Seraphim: Thanks for the info. For some reason the Gamefaqs guide I downloaded doesn’t describe the last part, probably because if you level up to take on the optional sections the regular ending would be a cakewalk.

For what it’s worth, here’s what I did: created a second file save, used a Codebreaker to give everyone maximum level (9999!!) there and then just smashed my way through the cave of trials and then the second Dark Shrine. To Optional Boss Baal’s credit, he lasted several rounds against my party even that way, and even managed to kill one of them before I snuffed him out! (I was busy killing his sub-bosses first though.)

Now I’m going to use the OTHER file to beat the game the regular way. IF that fails I’ll just used the uberleveled one instead. Oh, and no, I haven’t done Hel- I mean The “Dark World”. I know how to get there, I just never bothered. Is it worth it? (I did get Dark World items on the shops and was disappointed about how they weren’t THAT great. A joke on the players, I presume.

The Dark World kind of IS the bonus content, Bhaal is just a stepping stone. There’s two stages to completing the Dark World: One is to kill an Overlord, which gives Prier the Demon Lord title and allows her to purify Boss-class enemies (Like Bhaal) and the second one is to kill TWENTY Lv 200 Overlords and at least one Lv 500 Overlord in a single run through DW, which gets her the Demon Overlord title and the Fission Mailed-style ending.
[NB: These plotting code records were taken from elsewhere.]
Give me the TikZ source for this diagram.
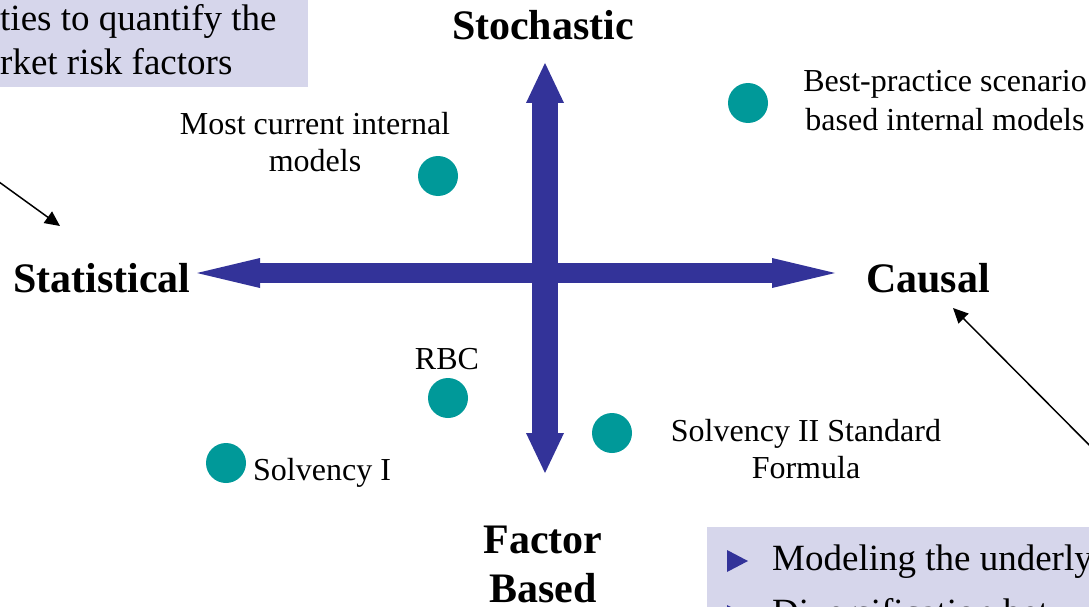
\documentclass[tikz,border=0pt]{standalone}
\usepackage{fontspec}
\setmainfont{Liberation Serif}
\usetikzlibrary{arrows.meta}
\definecolor{axisblue}{RGB}{51,51,153}
\definecolor{dotteal}{RGB}{0,153,153}
\definecolor{boxfill}{RGB}{214,214,235}
\tikzset{
  axislbl/.style={font=\fontsize{42}{48}\selectfont\bfseries,inner sep=0,align=center},
  lbl/.style={font=\fontsize{32}{37}\selectfont,inner sep=0,align=center},
  boxtxt/.style={font=\fontsize{37}{44}\selectfont,inner sep=0,align=left},
  dot/.style={circle,fill=dotteal,minimum size=40pt,inner sep=0},
  haxis/.style={axisblue,line width=20pt,
    {Triangle[length=63pt,width=30pt,line width=0pt]}-{Triangle[length=63pt,width=30pt,line width=0pt]}},
  vaxis/.style={axisblue,line width=26pt,
    {Triangle[length=40pt,width=38pt,line width=0pt]}-{Triangle[length=40pt,width=38pt,line width=0pt]}},
  pointer/.style={line width=1.5pt,-{Triangle[length=15pt,width=14pt]}}
}

\begin{document}
\begin{tikzpicture}[x=1pt,y=-1pt]
\useasboundingbox (0,0) rectangle (1089,607);
\clip (0,0) rectangle (1089,607);

% shaded boxes
\fill[boxfill] (-10,-10) rectangle (308,87);
\fill[boxfill] (707,527) rectangle (1100,620);
\node[boxtxt,anchor=north west] (boxL) at (0,4) {ties to quantify the\\rket risk factors};
\fill[axisblue] (727,550) -- (748,561) -- (727,572) -- cycle;
\fill[axisblue] (727,605) -- (748,616) -- (727,627) -- cycle;
\node[boxtxt,anchor=base west] (boxR) at (772,570) {Modeling the underly};
\node[boxtxt,anchor=base west] (boxR2) at (772,624) {Diversification bet};

% axes
\coordinate (west) at (197,273);
\coordinate (east) at (835,273);
\coordinate (north) at (545,63);
\coordinate (south) at (545,473);
\draw[vaxis] (north) -- (south);
\draw[haxis] (west) -- (east);

\node[axislbl,anchor=base] (stoch) at (543,40) {Stochastic};
\node[axislbl,anchor=base] (stat) at (102,292) {Statistical};
\node[axislbl,anchor=base] (causal) at (928,292) {Causal};
\node[axislbl,anchor=north] (factor) at (543,526) {Factor\\[1pt]Based};

% models
\node[dot] (dBest) at (748,103) {};
\node[dot] (dMost) at (438,176) {};
\node[dot] (dRBC) at (448,398) {};
\node[dot] (dSII) at (612,433) {};
\node[dot] (dSI) at (226,463) {};

\node[lbl,anchor=north] (lBest) at (945,70) {Best-practice scenario\\[2pt]based internal models};
\node[lbl,anchor=north] (lMost) at (315,112) {Most current internal\\models};
\node[lbl,anchor=base] (lRBC) at (447,369) {RBC};
\node[lbl,anchor=north] (lSII) at (806,419) {Solvency II Standard\\Formula};
\node[lbl,anchor=base west] (lSI) at (253,480) {Solvency I};

% pointers from the boxes
\coordinate (fromL) at (-30,161);
\coordinate (toL) at (60,226);
\coordinate (fromR) at (1120,476);
\coordinate (toR) at (953,308);
\draw[pointer] (fromL) -- (toL);
\draw[pointer] (fromR) -- (toR);
\end{tikzpicture}
\end{document}
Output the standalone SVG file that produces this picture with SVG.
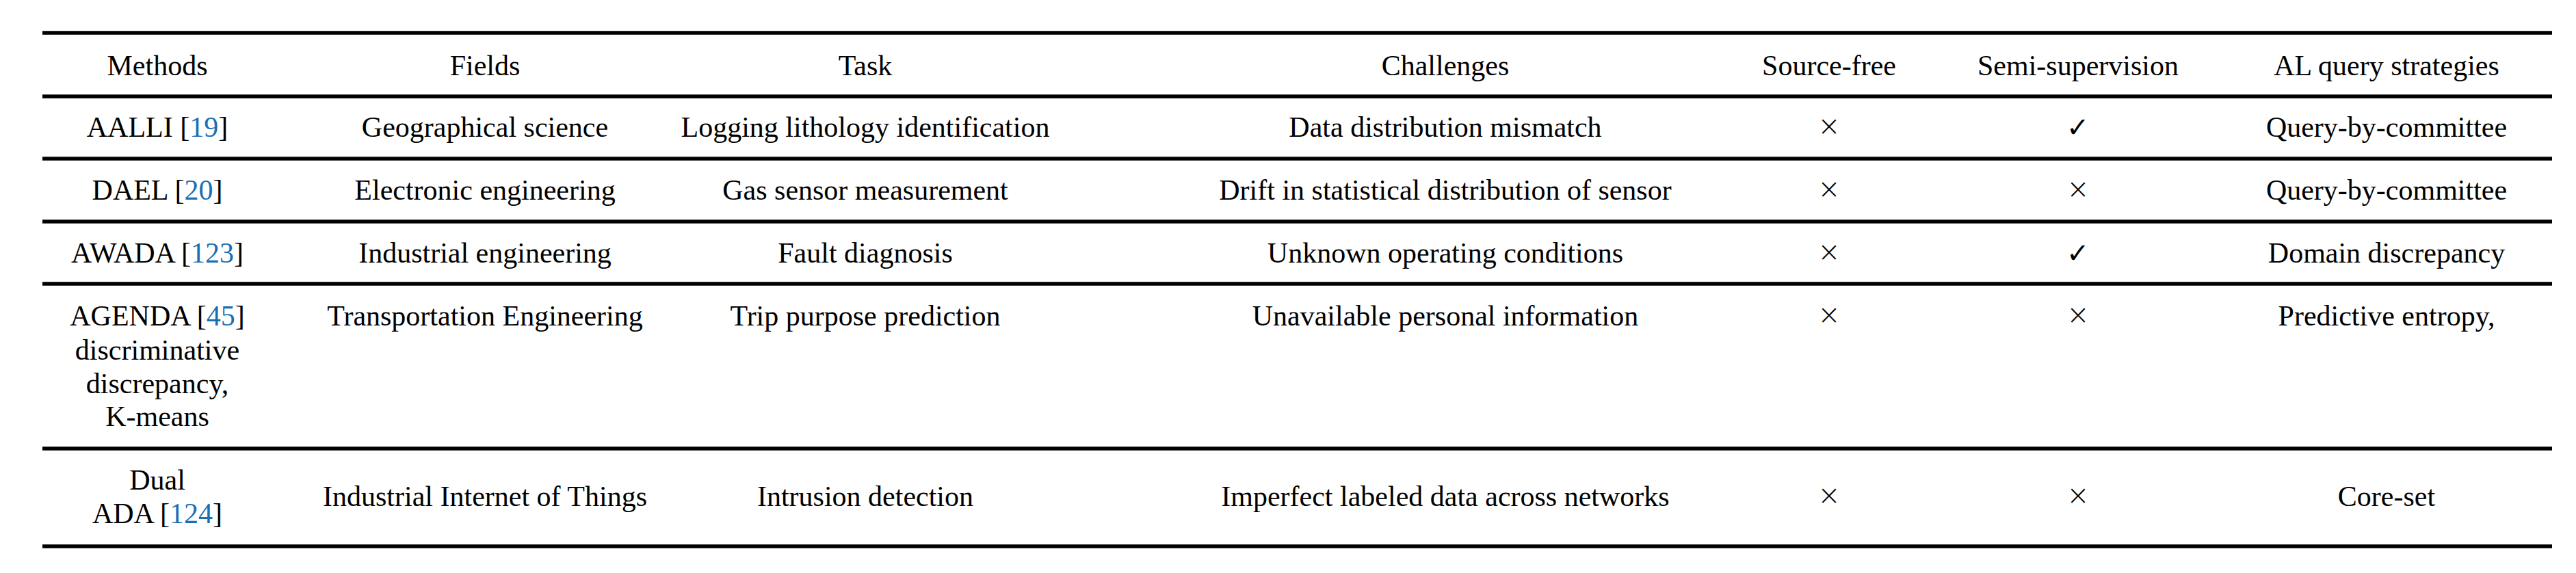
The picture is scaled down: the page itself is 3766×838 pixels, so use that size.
<svg xmlns="http://www.w3.org/2000/svg" width="3766" height="838" viewBox="0 0 3766 838">
<style>
text{font-family:"Liberation Serif","DejaVu Serif",serif;font-size:42px;fill:#000;text-anchor:middle}
.r{fill:#1a6fb4}
.s{font-family:"DejaVu Sans",sans-serif;font-size:40px;font-weight:300}
line{stroke:#000;stroke-width:5.5}
</style>
<rect width="3766" height="838" fill="#fff"/>
<g id="rules">
<line x1="62" y1="48" x2="3731" y2="48"/>
<line x1="62" y1="141" x2="3731" y2="141"/>
<line x1="62" y1="232" x2="3731" y2="232"/>
<line x1="62" y1="324" x2="3731" y2="324"/>
<line x1="62" y1="415" x2="3731" y2="415"/>
<line x1="62" y1="656" x2="3731" y2="656"/>
<line x1="62" y1="799" x2="3731" y2="799"/>
</g>
<g id="header">
<text x="230" y="110">Methods</text>
<text x="709" y="110">Fields</text>
<text x="1265" y="110">Task</text>
<text x="2113" y="110">Challenges</text>
<text x="2674" y="110">Source-free</text>
<text x="3038" y="110">Semi-supervision</text>
<text x="3489" y="110">AL query strategies</text>
</g>
<g id="row1">
<text x="230" y="200">AALLI [<tspan class="r">19</tspan>]</text>
<text x="709" y="200">Geographical science</text>
<text x="1265" y="200">Logging lithology identification</text>
<text x="2113" y="200">Data distribution mismatch</text>
<text class="s" x="2674" y="198">×</text>
<text class="s" x="3038" y="200">✓</text>
<text x="3489" y="200">Query-by-committee</text>
</g>
<g id="row2">
<text x="230" y="292">DAEL [<tspan class="r">20</tspan>]</text>
<text x="709" y="292">Electronic engineering</text>
<text x="1265" y="292">Gas sensor measurement</text>
<text x="2113" y="292">Drift in statistical distribution of sensor</text>
<text class="s" x="2674" y="290">×</text>
<text class="s" x="3038" y="290">×</text>
<text x="3489" y="292">Query-by-committee</text>
</g>
<g id="row3">
<text x="230" y="384">AWADA [<tspan class="r">123</tspan>]</text>
<text x="709" y="384">Industrial engineering</text>
<text x="1265" y="384">Fault diagnosis</text>
<text x="2113" y="384">Unknown operating conditions</text>
<text class="s" x="2674" y="382">×</text>
<text class="s" x="3038" y="384">✓</text>
<text x="3489" y="384">Domain discrepancy</text>
</g>
<g id="row4">
<text x="230" y="476">AGENDA [<tspan class="r">45</tspan>]</text>
<text x="230" y="526">discriminative</text>
<text x="230" y="575">discrepancy,</text>
<text x="230" y="623">K-means</text>
<text x="709" y="476">Transportation Engineering</text>
<text x="1265" y="476">Trip purpose prediction</text>
<text x="2113" y="476">Unavailable personal information</text>
<text class="s" x="2674" y="474">×</text>
<text class="s" x="3038" y="474">×</text>
<text x="3489" y="476">Predictive entropy,</text>
</g>
<g id="row5">
<text x="230" y="716">Dual</text>
<text x="230" y="765">ADA [<tspan class="r">124</tspan>]</text>
<text x="709" y="740">Industrial Internet of Things</text>
<text x="1265" y="740">Intrusion detection</text>
<text x="2113" y="740">Imperfect labeled data across networks</text>
<text class="s" x="2674" y="738">×</text>
<text class="s" x="3038" y="738">×</text>
<text x="3489" y="740">Core-set</text>
</g>
</svg>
I actually got a full team of Bhaals to grind my characters on before doing the marathon run. Just to clear, you don’t actually need to get past Lv 1000 to pull that off. Equipment bonuses outweight level stats past Lv 100. I could one-shot Bhaal easily at Lv 500.

Worth it? Nah.

Oh, and DW items ARE very good, you just need to know which are the good ones. The titles they have make a huge difference, and leveling the right one can get you skyrocketing stats.